◆ **Dataset records**

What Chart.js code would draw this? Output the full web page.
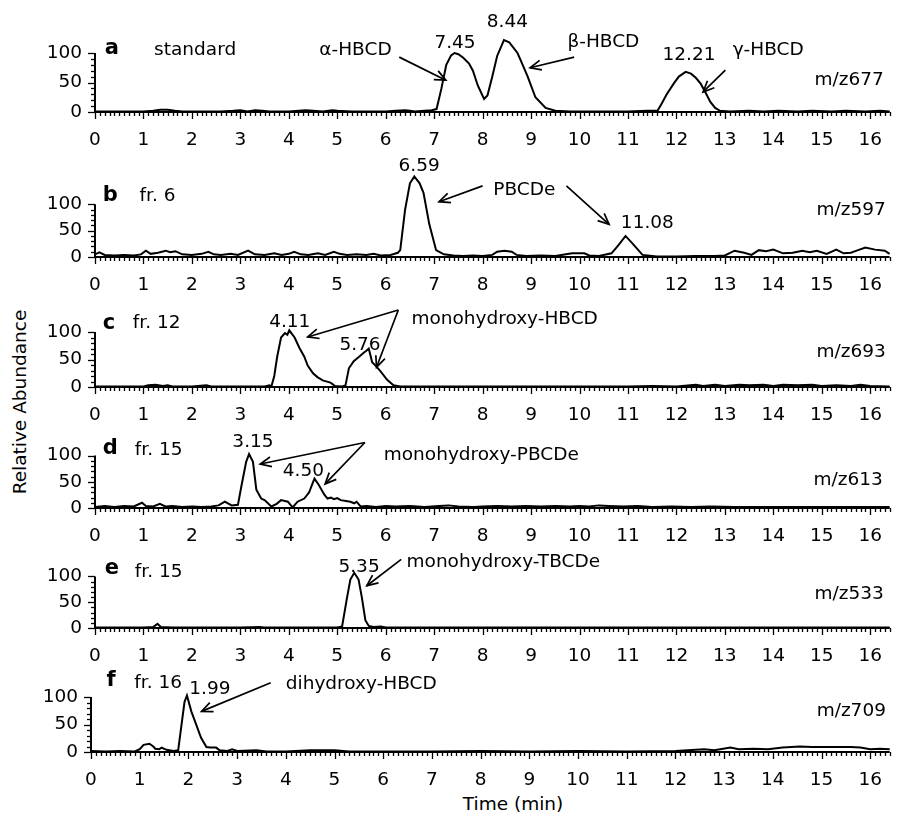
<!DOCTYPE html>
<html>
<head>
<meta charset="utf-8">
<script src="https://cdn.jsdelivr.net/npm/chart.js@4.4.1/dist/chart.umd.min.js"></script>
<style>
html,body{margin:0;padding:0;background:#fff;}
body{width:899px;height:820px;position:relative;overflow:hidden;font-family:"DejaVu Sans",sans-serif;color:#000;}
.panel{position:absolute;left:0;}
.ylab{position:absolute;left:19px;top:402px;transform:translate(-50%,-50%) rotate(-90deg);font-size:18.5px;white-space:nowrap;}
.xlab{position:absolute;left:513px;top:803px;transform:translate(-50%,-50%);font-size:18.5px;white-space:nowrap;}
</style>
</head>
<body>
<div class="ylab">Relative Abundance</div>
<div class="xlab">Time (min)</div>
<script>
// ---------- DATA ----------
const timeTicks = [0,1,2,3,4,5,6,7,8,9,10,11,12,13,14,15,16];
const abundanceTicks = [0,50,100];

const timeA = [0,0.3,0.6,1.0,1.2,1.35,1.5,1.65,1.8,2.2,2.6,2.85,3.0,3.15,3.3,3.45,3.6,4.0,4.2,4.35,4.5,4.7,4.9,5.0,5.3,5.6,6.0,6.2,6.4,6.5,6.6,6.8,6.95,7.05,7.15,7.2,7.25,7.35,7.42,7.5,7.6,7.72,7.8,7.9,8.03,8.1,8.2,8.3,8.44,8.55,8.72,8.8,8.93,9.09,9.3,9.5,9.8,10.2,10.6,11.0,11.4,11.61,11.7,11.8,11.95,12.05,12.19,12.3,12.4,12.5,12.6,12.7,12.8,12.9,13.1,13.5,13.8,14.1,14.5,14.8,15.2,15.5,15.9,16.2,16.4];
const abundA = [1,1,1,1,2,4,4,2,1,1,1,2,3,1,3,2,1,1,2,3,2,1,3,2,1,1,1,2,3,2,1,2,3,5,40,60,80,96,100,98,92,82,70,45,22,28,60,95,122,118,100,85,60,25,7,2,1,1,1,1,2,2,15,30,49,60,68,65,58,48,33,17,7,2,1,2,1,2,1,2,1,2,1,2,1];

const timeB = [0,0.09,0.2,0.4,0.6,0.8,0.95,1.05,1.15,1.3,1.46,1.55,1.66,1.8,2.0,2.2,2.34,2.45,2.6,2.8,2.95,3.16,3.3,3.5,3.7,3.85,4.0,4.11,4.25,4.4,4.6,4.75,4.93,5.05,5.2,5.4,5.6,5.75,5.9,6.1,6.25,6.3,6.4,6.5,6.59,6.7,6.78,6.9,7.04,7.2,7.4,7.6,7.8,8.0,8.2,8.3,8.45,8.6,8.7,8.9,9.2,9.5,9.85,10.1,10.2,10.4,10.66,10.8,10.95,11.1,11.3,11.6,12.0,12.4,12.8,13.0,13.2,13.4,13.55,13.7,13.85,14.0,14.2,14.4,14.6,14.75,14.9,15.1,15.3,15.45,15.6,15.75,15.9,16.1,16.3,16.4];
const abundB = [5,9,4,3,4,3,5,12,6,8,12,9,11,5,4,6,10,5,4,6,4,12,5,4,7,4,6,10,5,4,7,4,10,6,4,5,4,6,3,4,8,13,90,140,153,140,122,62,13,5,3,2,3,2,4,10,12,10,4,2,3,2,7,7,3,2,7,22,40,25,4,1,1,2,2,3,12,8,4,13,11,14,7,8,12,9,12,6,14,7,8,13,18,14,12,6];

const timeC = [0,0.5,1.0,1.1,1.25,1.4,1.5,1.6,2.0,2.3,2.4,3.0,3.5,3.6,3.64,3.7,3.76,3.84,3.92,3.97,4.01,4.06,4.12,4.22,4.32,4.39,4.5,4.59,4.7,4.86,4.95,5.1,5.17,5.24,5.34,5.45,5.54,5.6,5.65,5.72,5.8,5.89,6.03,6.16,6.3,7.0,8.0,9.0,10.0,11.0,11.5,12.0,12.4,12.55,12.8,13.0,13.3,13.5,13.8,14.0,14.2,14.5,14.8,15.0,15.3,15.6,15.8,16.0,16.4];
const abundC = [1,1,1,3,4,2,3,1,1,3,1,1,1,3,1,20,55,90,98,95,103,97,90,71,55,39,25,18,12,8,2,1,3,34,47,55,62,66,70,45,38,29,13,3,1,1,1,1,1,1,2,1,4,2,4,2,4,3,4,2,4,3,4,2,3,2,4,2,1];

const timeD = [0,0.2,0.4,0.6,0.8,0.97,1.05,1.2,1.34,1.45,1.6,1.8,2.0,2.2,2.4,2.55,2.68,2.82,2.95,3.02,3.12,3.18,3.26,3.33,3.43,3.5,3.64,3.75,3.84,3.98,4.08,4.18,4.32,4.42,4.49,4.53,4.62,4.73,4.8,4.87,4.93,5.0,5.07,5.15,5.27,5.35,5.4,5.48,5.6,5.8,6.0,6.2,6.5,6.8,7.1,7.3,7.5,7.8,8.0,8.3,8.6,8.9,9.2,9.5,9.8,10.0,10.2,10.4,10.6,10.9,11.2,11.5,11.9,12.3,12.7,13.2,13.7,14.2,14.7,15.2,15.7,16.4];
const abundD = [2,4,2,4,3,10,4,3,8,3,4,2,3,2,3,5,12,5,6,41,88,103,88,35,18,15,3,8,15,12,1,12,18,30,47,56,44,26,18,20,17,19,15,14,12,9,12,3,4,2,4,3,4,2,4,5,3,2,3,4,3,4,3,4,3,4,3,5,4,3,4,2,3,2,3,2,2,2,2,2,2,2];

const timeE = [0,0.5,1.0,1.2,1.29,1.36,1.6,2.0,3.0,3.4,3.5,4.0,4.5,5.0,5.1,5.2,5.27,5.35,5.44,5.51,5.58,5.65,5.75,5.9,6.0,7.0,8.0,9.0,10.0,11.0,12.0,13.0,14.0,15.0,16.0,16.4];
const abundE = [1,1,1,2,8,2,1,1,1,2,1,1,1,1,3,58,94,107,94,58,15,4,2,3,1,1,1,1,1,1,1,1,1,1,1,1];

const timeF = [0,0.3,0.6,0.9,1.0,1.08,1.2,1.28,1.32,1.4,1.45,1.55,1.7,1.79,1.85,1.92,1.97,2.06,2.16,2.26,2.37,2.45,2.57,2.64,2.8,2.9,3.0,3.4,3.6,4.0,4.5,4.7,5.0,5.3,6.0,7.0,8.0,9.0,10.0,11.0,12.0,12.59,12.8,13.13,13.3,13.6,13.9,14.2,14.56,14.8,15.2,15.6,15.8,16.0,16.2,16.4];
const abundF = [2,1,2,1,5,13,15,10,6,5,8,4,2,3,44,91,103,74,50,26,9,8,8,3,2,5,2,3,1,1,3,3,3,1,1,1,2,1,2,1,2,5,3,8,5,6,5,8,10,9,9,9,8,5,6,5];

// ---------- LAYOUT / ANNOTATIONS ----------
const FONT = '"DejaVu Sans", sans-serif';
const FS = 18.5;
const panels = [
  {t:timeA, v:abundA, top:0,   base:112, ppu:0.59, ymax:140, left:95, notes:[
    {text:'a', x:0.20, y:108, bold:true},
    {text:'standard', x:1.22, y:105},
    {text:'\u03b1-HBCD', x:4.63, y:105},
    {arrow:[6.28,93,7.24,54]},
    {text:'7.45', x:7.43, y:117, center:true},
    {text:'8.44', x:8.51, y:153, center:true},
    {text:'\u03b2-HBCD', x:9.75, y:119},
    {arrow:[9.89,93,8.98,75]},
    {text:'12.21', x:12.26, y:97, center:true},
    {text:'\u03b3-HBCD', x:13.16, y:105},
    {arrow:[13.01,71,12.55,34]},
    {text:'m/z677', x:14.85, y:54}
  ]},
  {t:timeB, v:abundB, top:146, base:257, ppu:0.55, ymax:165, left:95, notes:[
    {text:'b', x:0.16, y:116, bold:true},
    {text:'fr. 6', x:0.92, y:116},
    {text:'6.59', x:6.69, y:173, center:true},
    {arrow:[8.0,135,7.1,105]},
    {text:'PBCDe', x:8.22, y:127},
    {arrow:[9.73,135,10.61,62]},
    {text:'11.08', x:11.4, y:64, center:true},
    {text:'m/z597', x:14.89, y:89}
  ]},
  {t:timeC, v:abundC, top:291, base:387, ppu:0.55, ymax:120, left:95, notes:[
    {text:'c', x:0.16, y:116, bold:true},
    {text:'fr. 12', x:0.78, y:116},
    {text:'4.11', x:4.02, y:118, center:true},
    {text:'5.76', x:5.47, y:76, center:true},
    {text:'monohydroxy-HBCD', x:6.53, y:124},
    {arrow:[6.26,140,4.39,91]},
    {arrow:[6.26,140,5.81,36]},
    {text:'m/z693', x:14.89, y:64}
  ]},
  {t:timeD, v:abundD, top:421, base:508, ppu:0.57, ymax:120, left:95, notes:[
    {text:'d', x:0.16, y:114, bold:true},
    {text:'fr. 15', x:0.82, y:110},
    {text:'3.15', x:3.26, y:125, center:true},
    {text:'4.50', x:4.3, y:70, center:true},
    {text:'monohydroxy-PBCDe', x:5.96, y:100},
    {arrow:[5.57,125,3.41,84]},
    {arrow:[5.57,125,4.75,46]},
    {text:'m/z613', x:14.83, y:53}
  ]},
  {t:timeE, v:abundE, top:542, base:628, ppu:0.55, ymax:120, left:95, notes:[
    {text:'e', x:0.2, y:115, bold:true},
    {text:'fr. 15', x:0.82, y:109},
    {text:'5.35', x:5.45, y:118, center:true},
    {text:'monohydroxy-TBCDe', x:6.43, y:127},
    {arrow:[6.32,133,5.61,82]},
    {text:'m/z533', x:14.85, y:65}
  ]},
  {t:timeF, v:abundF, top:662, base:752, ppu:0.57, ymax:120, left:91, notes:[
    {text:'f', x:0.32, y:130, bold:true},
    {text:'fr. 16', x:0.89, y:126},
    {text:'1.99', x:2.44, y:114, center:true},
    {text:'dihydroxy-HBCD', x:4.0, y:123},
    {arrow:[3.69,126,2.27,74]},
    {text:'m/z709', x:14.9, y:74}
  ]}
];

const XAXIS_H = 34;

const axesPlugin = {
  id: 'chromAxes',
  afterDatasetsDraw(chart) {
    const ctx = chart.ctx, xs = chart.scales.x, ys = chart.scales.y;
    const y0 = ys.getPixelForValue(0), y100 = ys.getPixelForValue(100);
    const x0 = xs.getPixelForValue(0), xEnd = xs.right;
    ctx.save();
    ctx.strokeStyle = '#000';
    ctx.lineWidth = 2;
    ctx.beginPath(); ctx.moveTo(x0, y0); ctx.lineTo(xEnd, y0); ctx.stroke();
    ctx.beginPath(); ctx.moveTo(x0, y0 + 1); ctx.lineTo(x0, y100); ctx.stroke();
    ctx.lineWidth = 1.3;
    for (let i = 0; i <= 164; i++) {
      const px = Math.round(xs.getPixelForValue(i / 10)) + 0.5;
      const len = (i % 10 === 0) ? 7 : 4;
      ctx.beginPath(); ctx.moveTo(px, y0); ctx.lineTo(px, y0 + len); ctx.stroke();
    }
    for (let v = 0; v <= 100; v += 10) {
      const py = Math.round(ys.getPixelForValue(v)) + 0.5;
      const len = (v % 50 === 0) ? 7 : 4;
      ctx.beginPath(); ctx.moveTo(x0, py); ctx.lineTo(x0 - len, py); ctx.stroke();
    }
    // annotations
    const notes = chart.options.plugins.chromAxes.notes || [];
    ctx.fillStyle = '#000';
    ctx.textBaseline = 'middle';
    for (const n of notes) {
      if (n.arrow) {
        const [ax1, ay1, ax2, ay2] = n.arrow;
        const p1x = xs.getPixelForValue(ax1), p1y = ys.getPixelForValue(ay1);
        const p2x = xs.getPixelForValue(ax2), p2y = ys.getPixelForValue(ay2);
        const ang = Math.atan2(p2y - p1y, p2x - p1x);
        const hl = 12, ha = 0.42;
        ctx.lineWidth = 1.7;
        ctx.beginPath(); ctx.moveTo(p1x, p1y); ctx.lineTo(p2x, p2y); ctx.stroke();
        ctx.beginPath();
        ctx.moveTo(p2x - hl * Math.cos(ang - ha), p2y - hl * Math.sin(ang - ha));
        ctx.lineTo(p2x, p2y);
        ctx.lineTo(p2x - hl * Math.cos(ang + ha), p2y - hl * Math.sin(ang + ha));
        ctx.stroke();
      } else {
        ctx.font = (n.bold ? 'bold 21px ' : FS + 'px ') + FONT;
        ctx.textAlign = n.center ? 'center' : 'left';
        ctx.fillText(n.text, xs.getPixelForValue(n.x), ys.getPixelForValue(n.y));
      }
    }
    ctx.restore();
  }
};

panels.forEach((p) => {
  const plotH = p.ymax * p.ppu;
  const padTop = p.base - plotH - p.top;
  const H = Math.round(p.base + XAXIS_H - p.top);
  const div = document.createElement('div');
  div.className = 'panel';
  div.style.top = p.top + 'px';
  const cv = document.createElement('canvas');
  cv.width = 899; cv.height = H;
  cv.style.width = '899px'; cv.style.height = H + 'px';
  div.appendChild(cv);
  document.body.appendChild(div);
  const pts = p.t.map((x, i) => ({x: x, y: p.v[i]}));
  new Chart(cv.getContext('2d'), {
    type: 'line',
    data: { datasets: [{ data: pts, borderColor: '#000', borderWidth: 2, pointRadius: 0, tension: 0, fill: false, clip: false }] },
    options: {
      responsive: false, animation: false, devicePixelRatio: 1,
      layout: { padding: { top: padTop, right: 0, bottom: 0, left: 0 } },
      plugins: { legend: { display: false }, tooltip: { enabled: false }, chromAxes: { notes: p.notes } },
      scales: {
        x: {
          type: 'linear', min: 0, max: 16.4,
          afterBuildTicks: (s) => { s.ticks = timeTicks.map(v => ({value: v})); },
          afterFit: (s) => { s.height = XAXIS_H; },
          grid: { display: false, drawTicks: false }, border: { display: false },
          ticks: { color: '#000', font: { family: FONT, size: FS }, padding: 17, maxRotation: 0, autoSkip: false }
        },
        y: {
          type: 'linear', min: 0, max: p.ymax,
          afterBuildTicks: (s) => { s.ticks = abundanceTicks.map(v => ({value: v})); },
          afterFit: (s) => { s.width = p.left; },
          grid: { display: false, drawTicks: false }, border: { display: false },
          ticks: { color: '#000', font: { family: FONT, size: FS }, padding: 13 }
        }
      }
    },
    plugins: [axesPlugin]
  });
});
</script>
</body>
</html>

---

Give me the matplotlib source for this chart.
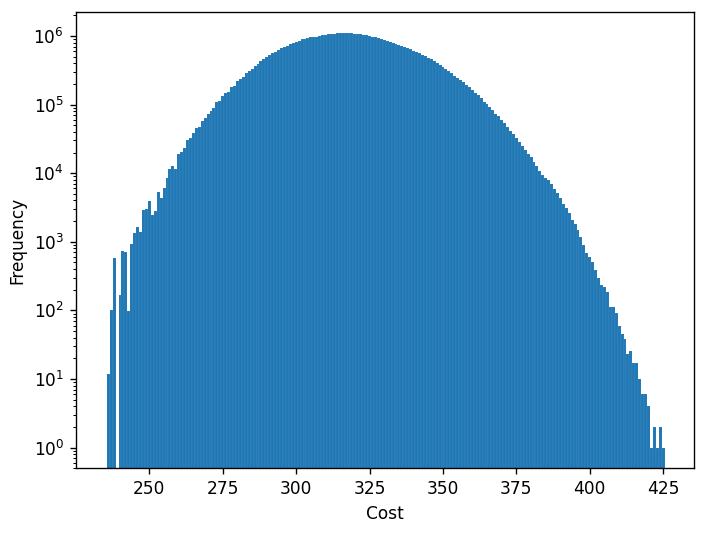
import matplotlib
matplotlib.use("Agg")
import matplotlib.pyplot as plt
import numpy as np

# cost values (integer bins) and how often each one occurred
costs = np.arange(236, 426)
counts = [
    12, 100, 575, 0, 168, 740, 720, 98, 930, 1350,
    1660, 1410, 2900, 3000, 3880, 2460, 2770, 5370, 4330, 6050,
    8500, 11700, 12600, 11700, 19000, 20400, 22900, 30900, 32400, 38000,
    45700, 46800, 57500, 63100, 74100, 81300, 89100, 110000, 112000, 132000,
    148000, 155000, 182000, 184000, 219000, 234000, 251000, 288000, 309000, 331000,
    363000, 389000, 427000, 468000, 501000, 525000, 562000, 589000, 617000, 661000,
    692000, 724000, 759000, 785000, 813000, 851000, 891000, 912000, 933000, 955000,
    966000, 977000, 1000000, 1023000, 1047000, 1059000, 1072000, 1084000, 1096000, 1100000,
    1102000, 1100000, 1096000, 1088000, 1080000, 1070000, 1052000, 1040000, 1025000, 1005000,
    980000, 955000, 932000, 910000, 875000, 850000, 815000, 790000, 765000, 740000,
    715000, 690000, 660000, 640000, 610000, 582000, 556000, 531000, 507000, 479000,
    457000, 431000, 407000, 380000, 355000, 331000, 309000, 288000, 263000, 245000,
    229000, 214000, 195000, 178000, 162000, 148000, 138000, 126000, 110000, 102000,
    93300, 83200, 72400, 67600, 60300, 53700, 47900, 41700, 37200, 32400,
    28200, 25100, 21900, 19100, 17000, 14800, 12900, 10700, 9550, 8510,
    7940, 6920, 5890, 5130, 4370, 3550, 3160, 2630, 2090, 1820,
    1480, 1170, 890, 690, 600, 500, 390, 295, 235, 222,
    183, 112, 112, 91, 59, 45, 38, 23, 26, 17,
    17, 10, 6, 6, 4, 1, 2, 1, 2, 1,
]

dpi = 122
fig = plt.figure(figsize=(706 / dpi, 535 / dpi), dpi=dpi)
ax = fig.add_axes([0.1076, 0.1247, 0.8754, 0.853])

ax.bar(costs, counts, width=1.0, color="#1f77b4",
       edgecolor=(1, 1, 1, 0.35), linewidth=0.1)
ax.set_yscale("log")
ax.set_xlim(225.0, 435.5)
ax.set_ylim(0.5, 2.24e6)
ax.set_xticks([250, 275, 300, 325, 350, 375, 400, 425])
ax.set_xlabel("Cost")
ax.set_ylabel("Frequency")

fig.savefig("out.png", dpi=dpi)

◆ **Your task**
Without the pictures, write out exactly the lines from the one that has "What Chart.js code" down to the one that has "const abundanceTicks = [0,50,100];", both included.

◆ **Written response**
What Chart.js code would draw this? Output the full web page.
<!DOCTYPE html>
<html>
<head>
<meta charset="utf-8">
<script src="https://cdn.jsdelivr.net/npm/chart.js@4.4.1/dist/chart.umd.min.js"></script>
<style>
html,body{margin:0;padding:0;background:#fff;}
body{width:899px;height:820px;position:relative;overflow:hidden;font-family:"DejaVu Sans",sans-serif;color:#000;}
.panel{position:absolute;left:0;}
.ylab{position:absolute;left:19px;top:402px;transform:translate(-50%,-50%) rotate(-90deg);font-size:18.5px;white-space:nowrap;}
.xlab{position:absolute;left:513px;top:803px;transform:translate(-50%,-50%);font-size:18.5px;white-space:nowrap;}
</style>
</head>
<body>
<div class="ylab">Relative Abundance</div>
<div class="xlab">Time (min)</div>
<script>
// ---------- DATA ----------
const timeTicks = [0,1,2,3,4,5,6,7,8,9,10,11,12,13,14,15,16];
const abundanceTicks = [0,50,100];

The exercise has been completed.